Impactful Progress?
As I impatiently waited for Epistle to finish downloading — the MarkDown interpretive Android application that would allow me to seamlessly create content on my phone to upload to my blog while preserving the beautiful .md
formatting — I was struck by a fascinating thought: we’re finally making some serious progress.
I used to chuckle at the projections of “where we’ll be 20 years from now” because there seemed to be a persistent human desire to believe that leaps in “functional innovation” will take place in our lifetime. We can point to unmatched electronic and digital advancement but I would argue that the life of an adult in 2012 isn’t all that different than one in 1992 — save for some altered modes of communication and information gathering our lives are largely the same as they were 20 years ago.
Sure we have the ability to program our coffee pot to brew the second we wake up (if we actually wake up when we’re supposed to or don’t accidentally unplug it), record the (likely meaningless) TV shows most important to us, and have a “face to face” conversation with someone on our mobile phones. But this is a far cry from the futuristic, Jetson lifestyle that cartoonists and screenwriters envisioned back in the 80’s — flying though the air in propulsive shoes and cars that careened us towards automated machines that would complete tasks not worthy of human’s “invaluable” time.
My realization today was that open source, i.e. free, tools were providing me the ability to do something that was actually making my life much, much easier, and it was a tool that most of the population could use. Furthermore, the technology easily extends to web content of any kind, unlike our programmable coffee pot that is destined to lie in isolation and fail to communicate with other machinery that logically complete similar tasks.
The past 10 years have been an accumulation of complexity, frustration, and anguish (for me) around the alleged “productivity increases” availed by technological advances of human civilization. Every technological advancement brought a smoother, sexier hour glass, or rotating beach ball, or whatever the en vogue graphical depiction was that attempted to placate the burning inclination to throw my gadget into a brick wall. And yet, here I am truly (and surprisingly) benefitting from a fairly simple set of steps that will permit me to post a blog entry online with content entirely written on my phone!

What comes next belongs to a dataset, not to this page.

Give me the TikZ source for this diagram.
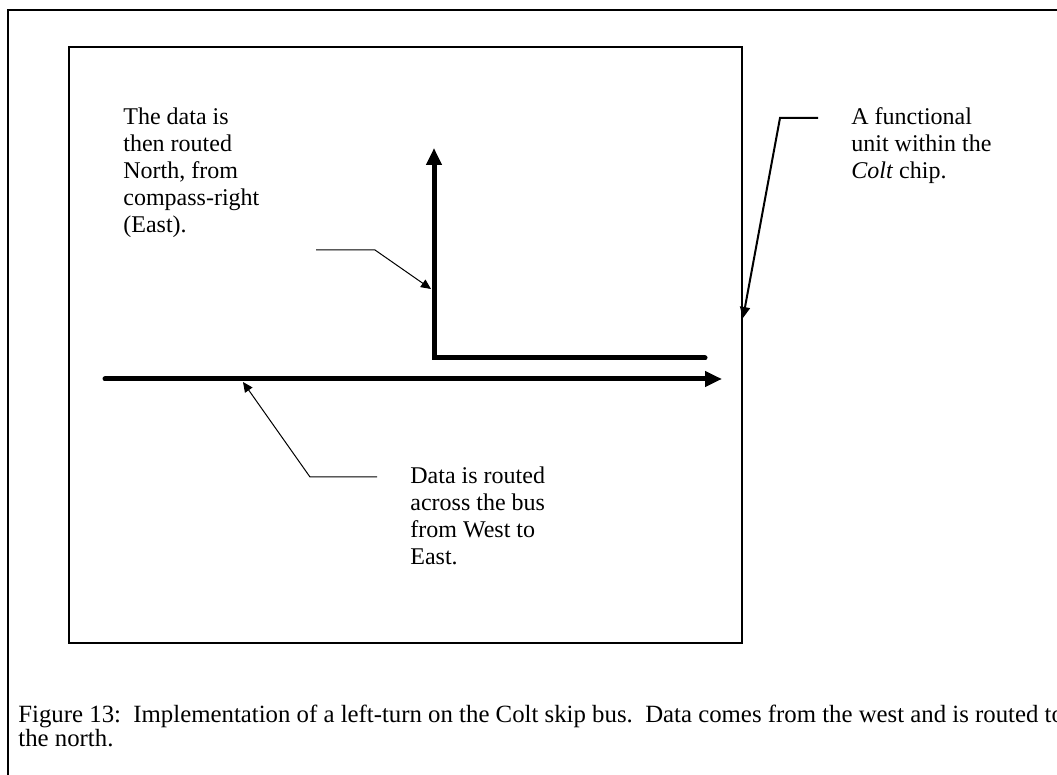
\documentclass[tikz,border=0pt]{standalone}
\usepackage{fontspec}
\setmainfont{Liberation Serif}
\usetikzlibrary{arrows.meta}
\begin{document}
\begin{tikzpicture}[x=0.5pt,y=-0.5pt,
  frame/.style={line width=1pt},
  bus/.style={line width=2.5pt, line cap=round, line join=miter,
    -{Triangle[length=8.5pt,width=7.5pt]}},
  callout/.style={line width=0.5pt, -{Triangle[length=5pt,width=4.5pt]}},
  heavycallout/.style={line width=1pt, -{Triangle[length=5.5pt,width=5pt]}},
  label/.style={inner sep=0pt, anchor=north west, align=left,
    font=\fontsize{12}{13.5}\selectfont},
  caption/.style={inner sep=0pt, anchor=north west, align=left,
    font=\fontsize{12.4}{12}\selectfont},
]
\useasboundingbox (0,0) rectangle (1057,775);
\clip (0,0) rectangle (1057,775);

% page frame (runs off the right and bottom edges)
\coordinate (frameNE) at (1080,10);
\coordinate (frameNW) at (7.5,10);
\coordinate (frameSW) at (7.5,800);
\draw[frame] (frameNE) -- (frameNW) -- (frameSW);

% the functional unit
\coordinate (unitNW) at (69,47);
\coordinate (unitSE) at (742,643);
\draw[frame] (unitNW) rectangle (unitSE);

% west-to-east bus
\coordinate (busW) at (105,379);
\coordinate (busE) at (722,379);
\draw[bus] (busW) -- (busE);

% left turn towards the north
\coordinate (turnE) at (705,358);
\coordinate (turn) at (434,358);
\coordinate (turnN) at (434,148);
\draw[bus] (turnE) -- (turn) -- (turnN);

% labels
\node[label] (lblNorth) at (123,107) {The data is\\then routed\\North, from\\compass-right\\(East).};
\node[label] (lblUnit) at (851,107) {A functional\\unit within the\\\textit{Colt} chip.};
\node[label] (lblBus) at (410,466) {Data is routed\\across the bus\\from West to\\East.};

% callouts
\coordinate (c1a) at (316,250);
\coordinate (c1b) at (375,250);
\coordinate (c1tip) at (431,289);
\draw[callout] (c1a) -- (c1b) -- (c1tip);

\coordinate (c2a) at (818,118);
\coordinate (c2b) at (780,118);
\coordinate (c2tip) at (743,318);
\draw[heavycallout] (c2a) -- (c2b) -- (c2tip);

\coordinate (c3a) at (377,477);
\coordinate (c3b) at (310,477);
\coordinate (c3tip) at (243,382);
\draw[callout] (c3a) -- (c3b) -- (c3tip);

% caption
\node[caption] (cap) at (18,705) {Figure 13:\ \ Implementation of a left-turn on the Colt skip bus.\ \ Data comes from the west and is routed to\\the north.};
\end{tikzpicture}
\end{document}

Of course I had to link my Dropbox account and find out that Scriptogram worked seamlessly with Markdown and a couple other granular details. But this was not programming, which has been my usual “attack strategy” over the past couple years — the process is a fairly basic use of straightforward tools that end up accomplishing a pretty sophisticated task, we’re really making progress!
….Or maybe I’m just falling into my own trap of getting really excited about the possibility of a quantum leap in technology during my lifetime.